Any hopes that automakers once had that the semiconductor crisis might fade away this year seem to have evaporated. According to a senior executive from Volkswagen Group, the company doesn’t expect the chip supply problem to be fixed until 2024.

VW’s Chief Financial Officer, Arno Antlitz, made the comments last weekend in an interview with Boersen-Zeitung this weekend, claiming that supplies of semiconductors will improve this year and in 2023, but won’t be fully remedied until the middle of the decade.

“We see a structural undersupply in 2022, which is only likely to ease somewhat in the third or fourth quarter,” he said. “The situation should improve in 2023, but the structural problem will not yet have been fully resolved.”

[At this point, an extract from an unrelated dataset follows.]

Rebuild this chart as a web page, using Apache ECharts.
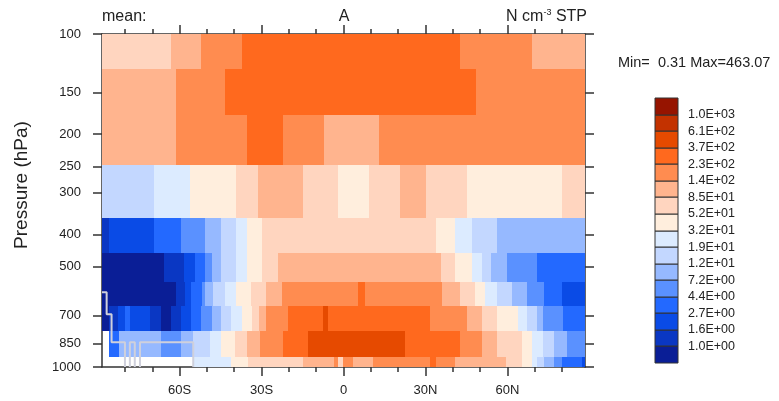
<!DOCTYPE html>
<html>
<head>
<meta charset="utf-8">
<script src="https://cdn.jsdelivr.net/npm/echarts@6/dist/echarts.min.js"></script>
<style>
  html, body { margin: 0; padding: 0; background: #fff; }
  #chart { width: 779px; height: 401px; }
</style>
</head>
<body>
<div id="chart"></div>
<script>
// axis data
const latMin = -88.4, latMax = 88.4
// layer boundaries (hPa) of the ten model levels 100 ... 1000
const layerEdges = [100, 127, 175, 248, 358, 456, 557, 656, 780, 933, 1000]
const majorLats = [-60, -30, 0, 30, 60]
const minorLats = [-80, -70, -50, -40, -20, -10, 10, 20, 40, 50, 70, 80]
const pressureTicks = [100, 150, 200, 250, 300, 400, 500, 700, 850, 1000]
const levelLabels = ['1.0E+00', '1.6E+00', '2.7E+00', '4.4E+00', '7.2E+00', '1.2E+01', '1.9E+01', '3.2E+01',
    '5.2E+01', '8.5E+01', '1.4E+02', '2.3E+02', '3.7E+02', '6.1E+02', '1.0E+03']
const palette = ['#0a1e96', '#0a37c3', '#0a4be6', '#2369ff', '#5a91ff', '#96b9ff', '#c3d7ff', '#dcebff',
    '#ffeedd', '#ffd5bf', '#ffb48e', '#ff8c50', '#ff691e', '#e64a00', '#c33200', '#961400']

// one row per level: [start latitude, colour class], a run lasts until the next start (null = missing)
const row100 = [[-88.4, 9], [-63.3, 10], [-52.3, 11], [-37.0, 12], [42.7, 11], [69.0, 10]]
const row150 = [[-88.4, 10], [-61.4, 11], [-43.5, 12], [48.6, 11]]
const row200 = [[-88.4, 10], [-61.4, 11], [-35.3, 12], [-22.3, 11], [-7.2, 10], [13.1, 11]]
const row300 = [[-88.4, 6], [-69.2, 7], [-56.1, 8], [-39.2, 9], [-31.3, 10], [-14.7, 9], [-1.9, 8], [9.5, 9],
    [20.7, 10], [30.2, 9], [45.2, 8], [80.0, 9]]
const row400 = [[-88.4, 1], [-86.0, 2], [-69.2, 3], [-59.6, 4], [-50.8, 5], [-44.9, 6], [-39.2, 7], [-35.5, 8],
    [-30.0, 9], [33.9, 8], [40.9, 7], [47.0, 6], [56.2, 5]]
const row500 = [[-88.4, 0], [-65.7, 1], [-58.4, 2], [-54.5, 3], [-50.8, 4], [-48.3, 5], [-44.9, 6], [-39.2, 7],
    [-35.5, 8], [-30.0, 9], [-24.1, 10], [35.7, 9], [40.9, 8], [47.0, 7], [50.7, 6], [54.0, 5], [59.9, 4], [70.9, 3]]
const row600 = [[-88.4, 0], [-61.2, 1], [-58.1, 2], [-55.7, 3], [-51.8, 4], [-50.8, 5], [-47.8, 6], [-43.5, 7],
    [-39.2, 8], [-33.7, 9], [-28.2, 10], [-22.5, 11], [5.4, 12], [7.9, 11], [36.0, 10], [42.7, 9], [48.2, 8],
    [51.9, 7], [56.2, 6], [61.7, 5], [67.2, 4], [73.3, 3], [80.0, 2]]
const row700 = [[-88.4, 0], [-86.0, 1], [-82.6, 2], [-80.1, 3], [-78.3, 2], [-71.0, 1], [-66.9, 0], [-63.0, 1],
    [-59.6, 2], [-55.7, 3], [-52.3, 4], [-48.1, 5], [-44.9, 6], [-41.0, 7], [-37.0, 8], [-33.5, 9], [-31.0, 10],
    [-28.2, 11], [-20.2, 12], [-7.4, 13], [-5.8, 12], [31.5, 11], [45.2, 10], [50.8, 9], [56.2, 8], [63.8, 7],
    [67.3, 6], [70.9, 5], [73.1, 4], [80.3, 3]]
const row850 = [[-88.4, null], [-85.7, 3], [-82.0, 5], [-66.7, 4], [-59.6, 5], [-55.1, 6], [-49.0, 7], [-44.7, 8],
    [-39.8, 9], [-35.4, 10], [-30.6, 11], [-22.1, 12], [-13.0, 13], [22.6, 12], [42.7, 11], [50.8, 10], [56.2, 9],
    [65.4, 8], [69.0, 7], [73.2, 6], [77.0, 5], [81.9, 4]]
const row1000 = [[-88.4, null], [-55.1, 7], [-41.0, 8], [-35.0, 9], [-14.7, 10], [-3.4, 11], [-2.1, 9], [-0.1, 11],
    [3.6, 10], [10.9, 11], [31.5, 12], [33.9, 11], [40.9, 10], [59.6, 9], [65.4, 8], [69.0, 7], [70.9, 6],
    [73.3, 5], [77.0, 4], [80.0, 3], [87.4, 2]]
const rows = [row100, row150, row200, row300, row400, row500, row600, row700, row850, row1000]

// surface outline near Antarctica: [latitude, pressure]
const groundLine = [
    [[-88.4, 596], [-86.7, 596], [-86.7, 694], [-84.9, 694], [-84.9, 842], [-80.0, 842], [-80.0, 1000]],
    [[-78.2, 1000], [-78.2, 842], [-76.4, 842], [-76.4, 1000]],
    [[-74.5, 1000], [-74.5, 842], [-55.0, 842], [-55.0, 1000]]
]

const FONT = 'Liberation Sans, Arial, Helvetica, sans-serif'
const lg = Math.log10

const cells = []
rows.forEach((row, i) => {
    row.forEach((run, j) => {
        if (run[1] === null) return
        const lat1 = j + 1 < row.length ? row[j + 1][0] : latMax
        cells.push([run[0], lat1, lg(layerEdges[i]), lg(layerEdges[i + 1]), run[1]])
    })
})

const latLabel = (v) => v === 0 ? '0' : Math.abs(v) + (v < 0 ? 'S' : 'N')

const rectItem = (api, v0, v1, fill, stroke) => {
    const a = api.coord(v0)
    const b = api.coord(v1)
    const x0 = Math.round(Math.min(a[0], b[0])), x1 = Math.round(Math.max(a[0], b[0]))
    const y0 = Math.round(Math.min(a[1], b[1])), y1 = Math.round(Math.max(a[1], b[1]))
    return {
        type: 'rect',
        shape: { x: x0, y: y0, width: x1 - x0, height: y1 - y0 },
        style: stroke ? { fill: fill, stroke: stroke, lineWidth: 1 } : { fill: fill }
    }
}

const latAxis = (pos, ticks, len, labels) => ({
    type: 'value', gridIndex: 0, position: pos, min: latMin, max: latMax,
    axisLine: { show: labels, onZero: false, lineStyle: { color: '#333', width: 1.5 } },
    axisTick: { show: true, customValues: ticks, length: len, lineStyle: { color: '#333', width: 1.5 } },
    axisLabel: labels && pos === 'bottom'
        ? { show: true, customValues: ticks, formatter: latLabel, margin: 17, fontSize: 13, color: '#222', fontFamily: FONT }
        : { show: false },
    splitLine: { show: false }
})

const presAxis = (pos, labels) => ({
    type: 'value', gridIndex: 0, position: pos, min: 2, max: 3, inverse: true,
    axisLine: { show: true, onZero: false, lineStyle: { color: '#333', width: 1.5 } },
    axisTick: { show: true, customValues: pressureTicks.map(lg), length: 9, lineStyle: { color: '#333', width: 1.5 } },
    axisLabel: labels
        ? { show: true, customValues: pressureTicks.map(lg), formatter: (v) => String(Math.round(Math.pow(10, v))),
            margin: 21, fontSize: 13, color: '#222', fontFamily: FONT }
        : { show: false },
    splitLine: { show: false }
})

const chart = echarts.init(document.getElementById('chart'), null, { renderer: 'canvas' })

const lineSeries = groundLine.map((seg) => ({
    type: 'line', xAxisIndex: 0, yAxisIndex: 0,
    data: seg.map((p) => [p[0], lg(p[1])]),
    showSymbol: false, symbol: 'none', silent: true, z: 5,
    lineStyle: { color: '#cfd0dc', width: 2 }
}))

chart.setOption({
    animation: false,
    backgroundColor: '#fff',
    grid: [
        { left: 102, right: 194, top: 34, bottom: 34 },
        { left: 655, top: 98, width: 23, height: 265 }
    ],
    xAxis: [
        latAxis('bottom', majorLats, 9, true),
        latAxis('bottom', minorLats, 5, false),
        latAxis('top', majorLats, 9, true),
        latAxis('top', minorLats, 5, false),
        { type: 'value', gridIndex: 1, min: 0, max: 1, show: false }
    ],
    yAxis: [
        presAxis('left', true),
        presAxis('right', false),
        {
            type: 'value', gridIndex: 1, min: 0, max: 16, interval: 1, position: 'right',
            axisLine: { show: false }, axisTick: { show: false }, splitLine: { show: false },
            axisLabel: {
                formatter: (v) => levelLabels[v - 1] || '',
                margin: 10, fontSize: 12.5, color: '#222', fontFamily: FONT
            }
        }
    ],
    series: [
        {
            type: 'custom', xAxisIndex: 0, yAxisIndex: 0, clip: true, silent: true,
            encode: { x: [0, 1], y: [2, 3] },
            data: cells,
            renderItem: (params, api) => rectItem(api, [api.value(0), api.value(2)], [api.value(1), api.value(3)],
                palette[api.value(4)])
        },
        ...lineSeries,
        {
            // colour bar
            type: 'custom', xAxisIndex: 4, yAxisIndex: 2, silent: true,
            encode: { x: [0, 1], y: [2, 3] },
            data: palette.map((c, i) => [0, 1, i, i + 1]),
            renderItem: (params, api) => rectItem(api, [0, api.value(2)], [1, api.value(3)],
                palette[params.dataIndex], '#333')
        }
    ],
    graphic: [
        { type: 'text', x: 102, y: 17, style: { text: 'mean:', font: '16px ' + FONT, fill: '#222',
            textAlign: 'left', textVerticalAlign: 'middle', align: 'left', verticalAlign: 'middle' } },
        { type: 'text', x: 344, y: 17, style: { text: 'A', font: '16px ' + FONT, fill: '#222',
            textAlign: 'center', textVerticalAlign: 'middle', align: 'center', verticalAlign: 'middle' } },
        { type: 'text', x: 587, y: 17, style: {
            text: '{a|N cm}{s|-3}{a| STP}', fill: '#222', textAlign: 'right', textVerticalAlign: 'middle',
            align: 'right', verticalAlign: 'middle',
            rich: { a: { fontSize: 16, fontFamily: FONT, color: '#222' },
                    s: { fontSize: 9, fontFamily: FONT, color: '#222', verticalAlign: 'top', padding: [0, 0, 8, 0] } }
        } },
        { type: 'text', x: 618, y: 63, style: { text: 'Min=  0.31 Max=463.07', font: '14.5px ' + FONT, fill: '#222',
            textAlign: 'left', textVerticalAlign: 'middle', align: 'left', verticalAlign: 'middle' } },
        { type: 'text', x: 22, y: 185, rotation: Math.PI / 2, style: { text: 'Pressure (hPa)', font: '19px ' + FONT,
            fill: '#222', textAlign: 'center', textVerticalAlign: 'middle', align: 'center', verticalAlign: 'middle' } }
    ]
})
</script>
</body>
</html>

Antlitz believes the problems will persist into 2024 because chip makers won’t be able to cope with increased demand, Automotive News Europe explained in a report. VW’s outlook tallies with that of BMW, which recently claimed that it expected the chip shortage to carry on through 2022.

Related: Certain BMW Models Being Produced Without Touchscreens Due To Chip Shortage

“I expect us to start seeing improvements at the latest next year, but we will still have to deal with a fundamental shortage in 2023,” BMW Group CEO, Oliver Zipse, told Neue Zuercher Zeitung.

And if VW and BMW’s prediction is right, that’s really bad news for automakers struggling to recover from two years of car production limited by a combination of COVID-19 restrictions, chip shortages, and more recently, problems getting wiring harnesses from suppliers based in war-torn Ukraine.

Both BMW and VW have been forced to halt production for several days recently because of shortages of wiring harnesses. Antlitz says the supplier is operating on a single-shift, limiting supply and forcing VW to find alternate suppliers to meet demand, though claims this is only a temporary measure.

German carmakers in particular are also facing the prospect of further complications in the form of massive potential increases in energy costs as European countries seek alternatives to imported fuels from Russia.